UNITED STATES OF AMERICA

CONTENTS

CIVIL RIGHTS

TUESDAY, JANUARY 21, 1964

HOUSE OF REPRESENTATIVES,
COMMITTEE ON RULES,
Washington, D.C.

The committee met at 10:30 a.m., in room H-313, the Capitol, Hon. Howard W. Smith (chairman) presiding.

The CHAIRMAN. The committee will be in order. We will resume hearings on H.R. 7152. Mr. Rogers, we will be glad to hear from you. STATEMENT OF HON. BYRON G. ROGERS, A REPRESENTATIVE IN CONGRESS FROM THE STATE OF COLORADO

Mr. ROGERS. Thank you, Mr. Chairman and ladies and gentlemen of the committee. Please permit me to express my appreciation to you for this opportunity of explaining H.R. 7152. It is my hope that when I have finished, my explanation will be so simple that one who has a sixth-grade education can understand the same.

First of all, I would like to direct your attention to page 33 of the committee report and reason with you from there as to what title I means and how we try to protect the voting rights of individuals in the United States.

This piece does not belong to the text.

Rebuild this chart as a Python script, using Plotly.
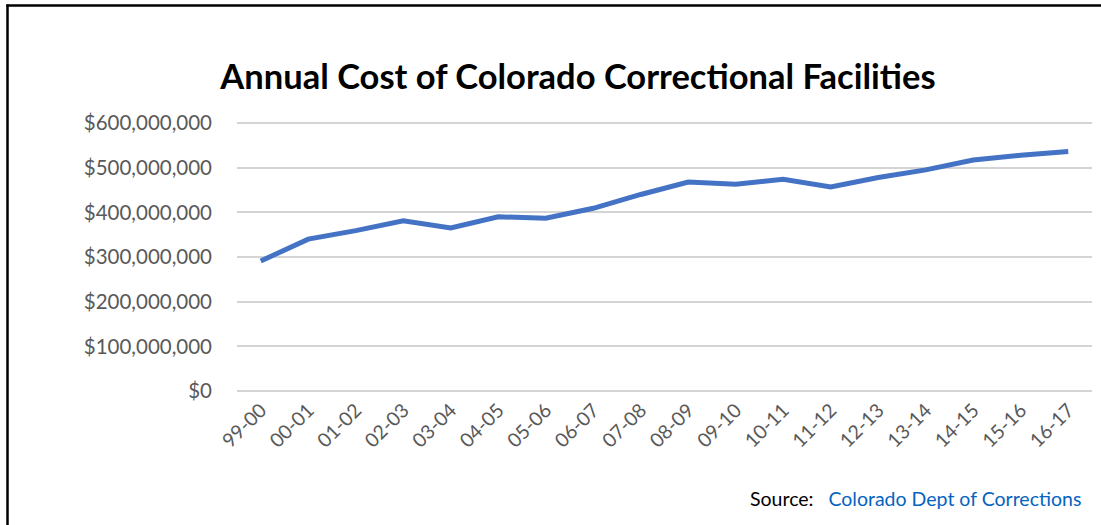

On page 33, which is according to the Ramseyer rule, you see in large print that section 2004, Revised Statutes, 42 U.S.C. 971, as amended by section 31 of the Civil Rights Act of 1957, 71 Stat. 637, and as further amended by section 601 of the Civil Rights Act of 1960, 74 Stat. 90. Now in section 2004, according to the Ramseyer rule, section (a) below thereof says this:

All citizens of the United States who are otherwise qualified by law to vote at any election by the people in any State, Territory, district, county, city, parish, township, school district, municipality, or other territorial subdivision, shall be allowed to vote at all such elections, without distinction of race, color, or previous condition of servitude, any constitutional law, custom, usage, or regulation of any State or territory, or by or under its authority, to the contrary notwithstanding.

For the information of the committee, this statute was passed in May of 1870 and has been on the statute books since that date, which means that any individual has a right to go into Federal court and institute an action against any person who may try to deprive him of the right to vote in any form of election.

The approach of Congress to this problem has not been neglected or at least it has not been neglected since 1957. In order to properly bring forth the next point, I am going to ask that a copy of the Constitution be distributed to the members of the committee and, with your permission, I will have them distributed now.

First of all, I want to direct your attention to page 2 of the pamphlet and the red section marked on section 4 which reads:

The time, place, and the manner of holding elections for Senators and Representatives shall be prescribed in each State by the legislature thereof, but the Congress may at any time by law make or alter such regulation except as to the place of choosing Senators.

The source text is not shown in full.